Screen grab of virtual lecture

Want to Think Like an Urban Designer? Ask Ellen Dunham-Jones

Want to Think Like an Urban Designer? Ask Ellen Dunham-Jones

Wes McRae | Mar 27, 2023 — Atlanta, GA

When 100 Ukrainian women wanted to learn how to rebuild their country, they asked Ellen Dunham-Jones.

Professor Dunham-Jones, director of the Master of Science in Urban Design program, was contacted by STEM IS FEM to introduce urban design concepts to the program's young women, age 15-22.

"STEM IS FEM is a Ukrainian organization that encourages more young women to go into STEM fields," Dunham-Jones said. "Each year, they ask the students what STEM field to highlight."

"There was absolutely no question this year. They said we want to learn how to rebuild our cities and towns."

In April, when the young women will present their reconstruction proposals for three Ukrainian cities, STEM IS FEM asked Dunham-Jones to be part of the final event.

"[Dunham-Jones] has been an integral part of our project, providing our audience with invaluable knowledge and experience," Iryna Cherhenets, project manager for STEM IS FEM, said.

Dunham-Jones's lecture, "How to Think Like an Urban Designer," highlighted how different designs can support different public values. "Good design guides how a city grows to become healthy, just, and resilient," she said, "and public space is the organizing framework for that."

Thinking Like a Designer, Long-Term and Short

Side-by-side photographs of two different housing projects
Examples of housing projects: the Soviet-era Solomenka project, Kyiv (left), prioritizes affordability and equality, while the Sankt Eric project, Stockholm (right), prioritizes diverse households and public space.

To illustrate this type of thinking, Dunham-Jones compared pictures of a Soviet public housing project to those of a housing project from Stockholm.

"We can see the Soviet era one is prioritizing affordability and a notion of equality, because every single unit is identical. It's not really prioritizing usable public space."

"The Stockholm example provides a diversity of housing types, providing a recognition of different types of households. And it's absolutely privileging the public space."

Dunham-Jones told the young women it's up to the citizens of Ukraine to decide how to rebuild. "This is how you should start thinking. What are the values you want to express? What are the values of the new Ukraine?"

Along with this long-term theory-based view, Dunham-Jones discussed short-term, practical ways to start the process. "Tactical Urbanism is the phrase we use.
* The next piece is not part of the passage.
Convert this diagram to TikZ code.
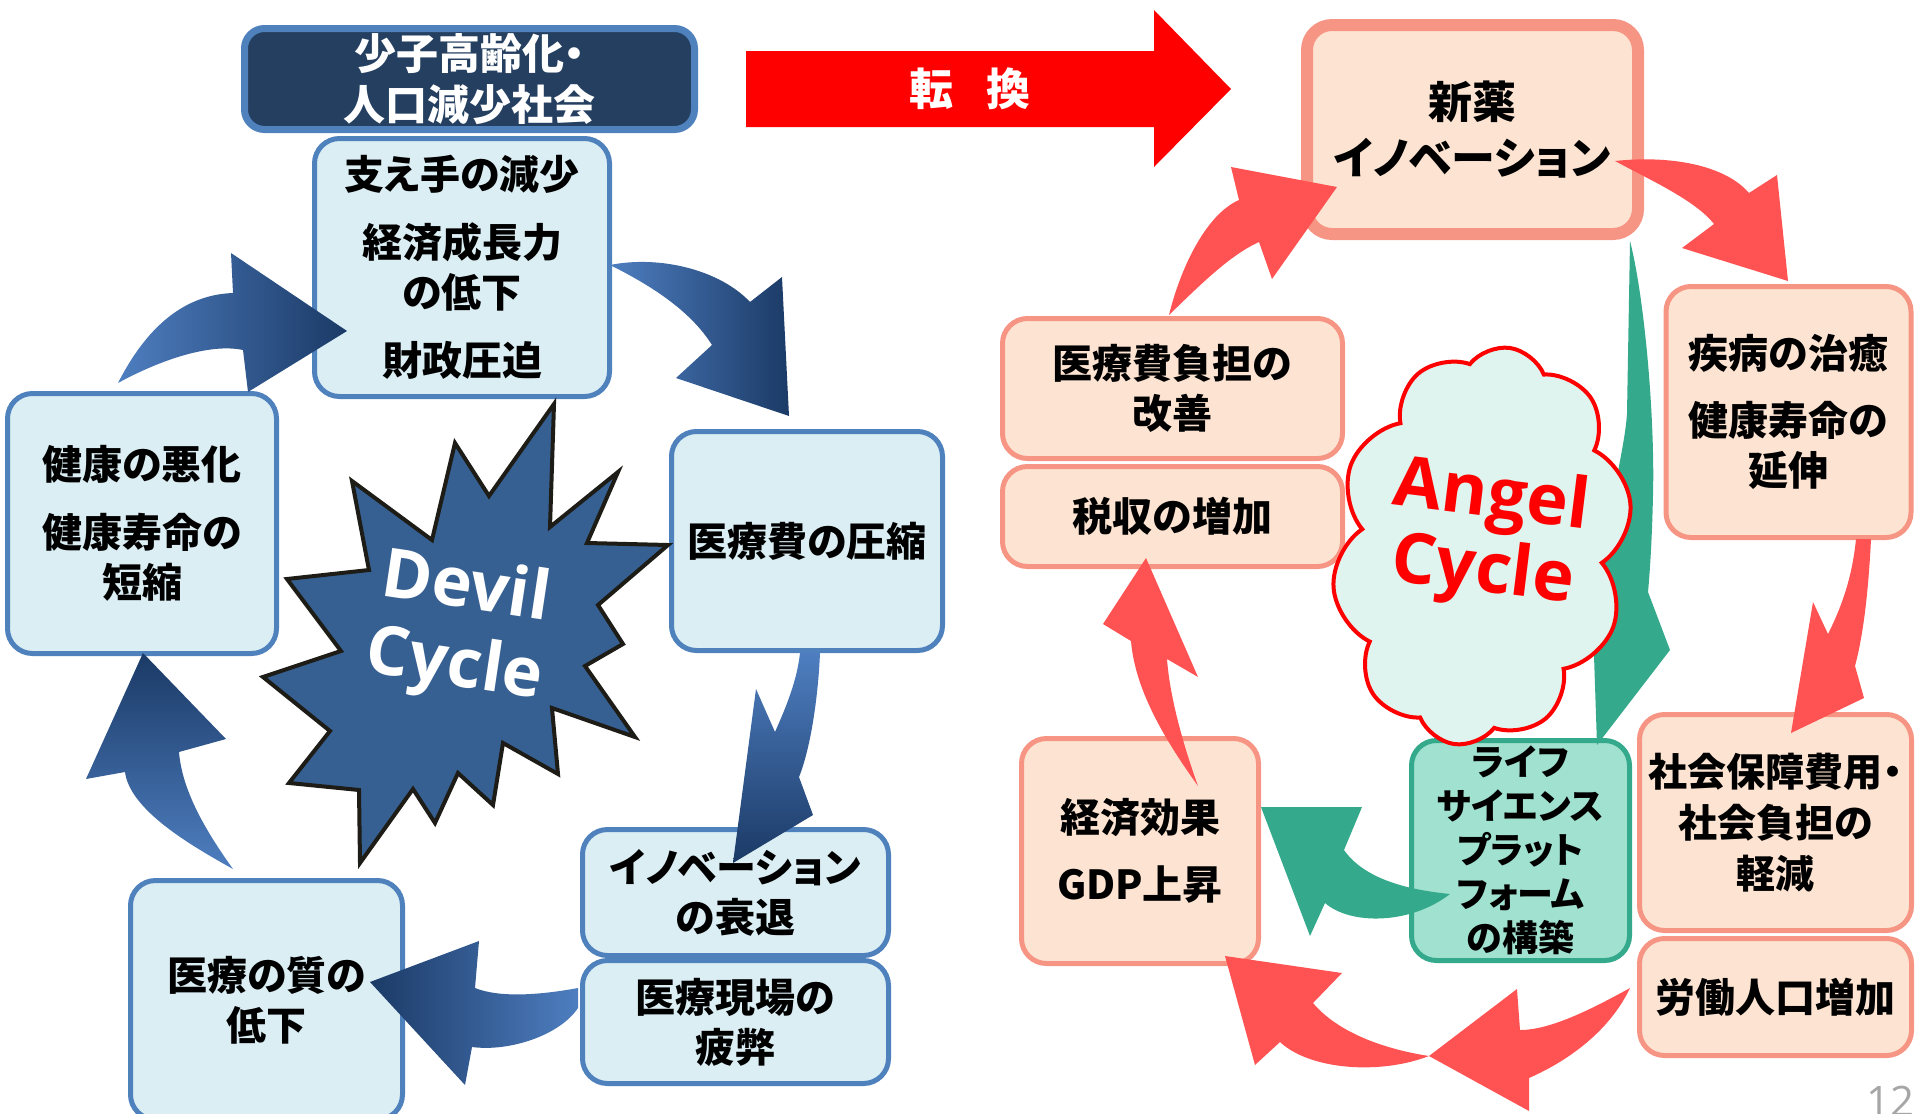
\documentclass[tikz,border=0pt]{standalone}
\usepackage{fontspec}
\newfontfamily\jp{Noto Sans CJK JP}[RawFeature={+palt}]
\newfontfamily\lat{Open Sans}
\usetikzlibrary{shapes.symbols}
\definecolor{bluebd}{HTML}{4F81BD}
\definecolor{bluefill}{HTML}{DBEEF4}
\definecolor{navyfill}{HTML}{243F60}
\definecolor{peachfill}{HTML}{FDE4D2}
\definecolor{salmonbd}{HTML}{F79584}
\definecolor{mintfill}{HTML}{A0E1CF}
\definecolor{greenbd}{HTML}{35A98B}
\definecolor{redarrow}{HTML}{FF5353}
\definecolor{cloudfill}{HTML}{DFF4EE}
\definecolor{starfill}{HTML}{376092}
\definecolor{stardark}{HTML}{1E1C16}
\definecolor{bdark}{HTML}{1B3A66}
\definecolor{blight}{HTML}{5C95DD}
\definecolor{bmid}{HTML}{4E7EC0}
\begin{document}
\begin{tikzpicture}[x=1pt,y=-1pt,
  bluebox/.style={draw=bluebd, line width=5pt, fill=bluefill, rounded corners=25pt, align=center, inner sep=0pt, font=\jp\bfseries\fontsize{40}{50}\selectfont},
  peachbox/.style={draw=salmonbd, line width=5pt, fill=peachfill, rounded corners=25pt, align=center, inner sep=0pt, font=\jp\bfseries\fontsize{40}{50}\selectfont},
  lifebox/.style={draw=greenbd, line width=5pt, fill=mintfill, rounded corners=25pt, align=center, inner sep=0pt, font=\jp\bfseries\fontsize{36}{44}\selectfont},
  darkbox/.style={draw=bluebd, line width=7pt, fill=navyfill, rounded corners=20pt, align=center, inner sep=0pt, text=white, font=\jp\bfseries\fontsize{42}{51}\selectfont},
  redblock/.style={fill=redarrow, draw=none},
  greenblock/.style={fill=greenbd, draw=none},
]
\useasboundingbox (0,0) rectangle (1915,1114);
\clip (0,0) rectangle (1915,1114);

% ---------- left side: devil cycle ----------
\node[darkbox, minimum width=450pt, minimum height=101pt] (aging) at (469.5,79) {少子高齢化・\\人口減少社会};
\node[bluebox, minimum width=295pt, minimum height=258pt] (support) at (462,267.5) {支え手の減少\\[18pt]経済成長力\\の低下\\[18pt]財政圧迫};
\node[bluebox, minimum width=269pt, minimum height=260pt] (health) at (142,523.5) {健康の悪化\\[18pt]健康寿命の\\短縮};
\node[bluebox, minimum width=271pt, minimum height=219pt] (cost) at (807,541) {医療費の圧縮};
\node[bluebox, minimum width=306pt, minimum height=126pt] (innov) at (735.5,892.5) {イノベーション\\の衰退};
\node[bluebox, minimum width=306pt, minimum height=123pt] (field) at (735.5,1022) {医療現場の\\疲弊};
\node[bluebox, minimum width=272pt, minimum height=239pt] (quality) at (266.5,1000) {医療の質の\\低下};

% starburst
\path[fill=starfill, draw=stardark, line width=4pt, line join=miter]
  (554,404) -- (550,527) -- (618,472) -- (587,543) -- (668,545) -- (598,605) -- (623,644) -- (585,666)
  -- (635,737) -- (552,708) -- (558,774) -- (503,743) -- (493,805) -- (458,773) -- (435,823) -- (413,789)
  -- (360,863) -- (359,790) -- (289,783) -- (330,731) -- (263,677) -- (341,651) -- (287,579) -- (369,570)
  -- (352,481) -- (432,540) -- (455,443) -- (489,496) -- cycle;
\node[font=\lat\bfseries\fontsize{68}{78}\selectfont, text=white, align=center, rotate=-8.5] (devil) at (460,629) {Devil\\Cycle};

% blue block arrows
\path[shade, shading=axis, left color=bmid, middle color=blight, right color=bdark]
  (118,383) .. controls (140,340) and (175,295) .. (233,293) -- (231,253) -- (347,331) -- (248,392)
  -- (243,350) .. controls (210,343) and (160,360) .. (118,383) -- cycle;
\path[shade, shading=axis, left color=bmid, middle color=blight, right color=bdark]
  (610,265) .. controls (660,255) and (720,270) .. (750,302) -- (782,277) -- (789,416) -- (676,378)
  -- (712,345) .. controls (690,310) and (650,285) .. (610,265) -- cycle;
\path[shade, shading=axis, top color=bmid, middle color=blight, bottom color=bdark]
  (800,653) -- (820,653) .. controls (818,700) and (810,750) .. (799,777) -- (813,815) -- (733,863)
  -- (756,689) -- (775,732) .. controls (787,705) and (797,680) .. (800,653) -- cycle;
\path[shade, shading=axis, left color=bdark, middle color=blight, right color=bmid]
  (578,988) .. controls (540,995) and (500,998) .. (475,988) -- (479,941) -- (370,982) -- (465,1085)
  -- (472,1047) .. controls (510,1052) and (560,1035) .. (578,1008) -- cycle;
\path[shade, shading=axis, top color=bdark, middle color=blight, bottom color=bmid]
  (143,653) -- (226,739) -- (179,752) .. controls (182,790) and (205,830) .. (233,869)
  .. controls (190,845) and (130,810) .. (125,772) -- (86,779) -- cycle;

% ---------- transition arrow ----------
\path[fill=red] (746,51) -- (1154,51) -- (1154,10) -- (1231,89) -- (1154,167) -- (1154,127) -- (746,127) -- cycle;
\node[font=\jp\bfseries\fontsize{44}{44}\selectfont, text=white] (tenkan) at (970,89) {転\hspace{34pt}換};

% ---------- right side: angel cycle ----------
\node[peachbox, line width=12pt, minimum width=331pt, minimum height=209pt, font=\jp\bfseries\fontsize{44}{56}\selectfont] (drug) at (1472.5,129.5) {新薬\\イノベーション};
\node[peachbox, minimum width=340pt, minimum height=140pt] (burden) at (1172.5,388.5) {医療費負担の\\改善};
\node[peachbox, minimum width=340pt, minimum height=100pt] (tax) at (1172.5,516.5) {税収の増加};
\node[peachbox, minimum width=245pt, minimum height=251pt] (cure) at (1788.5,412) {疾病の治癒\\[17pt]健康寿命の\\延伸};
\node[peachbox, minimum width=272pt, minimum height=216pt, font=\jp\bfseries\fontsize{39}{51}\selectfont] (social) at (1775.5,822.5) {社会保障費用・\\社会負担の\\軽減};
\node[peachbox, minimum width=272pt, minimum height=117pt] (labor) at (1775.5,997) {労働人口増加};
\node[peachbox, minimum width=237pt, minimum height=225pt] (gdp) at (1140,851) {経済効果\\[17pt]GDP上昇};
\node[lifebox, minimum width=218pt, minimum height=220pt] (life) at (1520.5,850.5) {ライフ\\サイエンス\\プラット\\フォーム\\の構築};

% green arrow from drug box to life box
\path[greenblock] (1630,241) .. controls (1645,300) and (1655,420) .. (1653,495)
  .. controls (1652,540) and (1650,570) .. (1648,592) -- (1670,650) -- (1597,745) -- (1593,626)
  .. controls (1605,520) and (1625,450) .. (1627,413) -- cycle;

% cloud
\node[cloud, draw=red, line width=4pt, fill=cloudfill, cloud puffs=10, cloud puff arc=120,
  minimum width=297pt, minimum height=400pt, rotate=-8] (cloud) at (1482,546) {};
\node[font=\lat\bfseries\fontsize{70}{75}\selectfont, text=red, align=center, rotate=-7] (angel) at (1487,536) {Angel\\Cycle};

% green arrow life -> gdp
\path[greenblock] (1450,894) .. controls (1410,890) and (1365,880) .. (1344,850) -- (1362,807) -- (1261,807)
  -- (1310,936) -- (1325,903) .. controls (1350,925) and (1410,925) .. (1450,894) -- cycle;

% red block arrows
\path[redblock] (1169,315) .. controls (1180,270) and (1205,215) .. (1239,200) -- (1231,167) -- (1337,187)
  -- (1272,279) -- (1259,242) .. controls (1230,255) and (1200,285) .. (1169,315) -- cycle;
\path[redblock] (1615,161) .. controls (1670,155) and (1725,165) .. (1749,193) -- (1777,175) -- (1788,281)
  -- (1682,248) -- (1714,224) .. controls (1695,200) and (1650,180) .. (1615,161) -- cycle;
\path[redblock] (1856,539) -- (1871,539) .. controls (1868,600) and (1862,640) .. (1855,666) -- (1864,698)
  -- (1791,733) -- (1813,602) -- (1828,634) .. controls (1840,610) and (1852,580) .. (1856,539) -- cycle;
\path[redblock] (1630,988) .. controls (1590,1010) and (1550,1030) .. (1520,1030) -- (1517,989) -- (1429,1056)
  -- (1529,1111) -- (1529,1078) .. controls (1570,1060) and (1610,1030) .. (1630,988) -- cycle;
\path[redblock] (1429,1056) .. controls (1390,1050) and (1340,1035) .. (1313,1003) -- (1342,973) -- (1225,956)
  -- (1255,1065) -- (1280,1042) .. controls (1310,1070) and (1380,1075) .. (1429,1056) -- cycle;
\path[redblock] (1146,558) -- (1198,677) -- (1167,659) .. controls (1170,700) and (1185,750) .. (1198,786)
  .. controls (1165,740) and (1135,690) .. (1131,641) -- (1103,624) -- cycle;

% page number
\node[font=\lat\fontsize{42}{42}\selectfont, text=black!35, anchor=base west, inner sep=0pt] (pagenum) at (1866,1116) {12};
\end{tikzpicture}
\end{document}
It's not going to happen all at once, but there are lots of ways to use what you have."

"Working on gathering places, pop-up shops and services, places to heal, and recycling buildings and materials will be crucial in the near future."

Optimistic Outlook Despite Conditions

Student notes in sketch format
From: Jenia Polvektova, STEM IS FEM
Student notes in sketch format

Dunham-Jones said the young women's outlook was optimistic. "The organization is in Kyiv, and they have generators. Most of the girls are in Poland or other places, so they attend courses virtually."

"I loved hearing them talk with such confidence about how they're going to rebuild. They said at first it was extremely devastating. Now, they said they're allied and unified as a community."

"That is how they're going to rebuild their cities."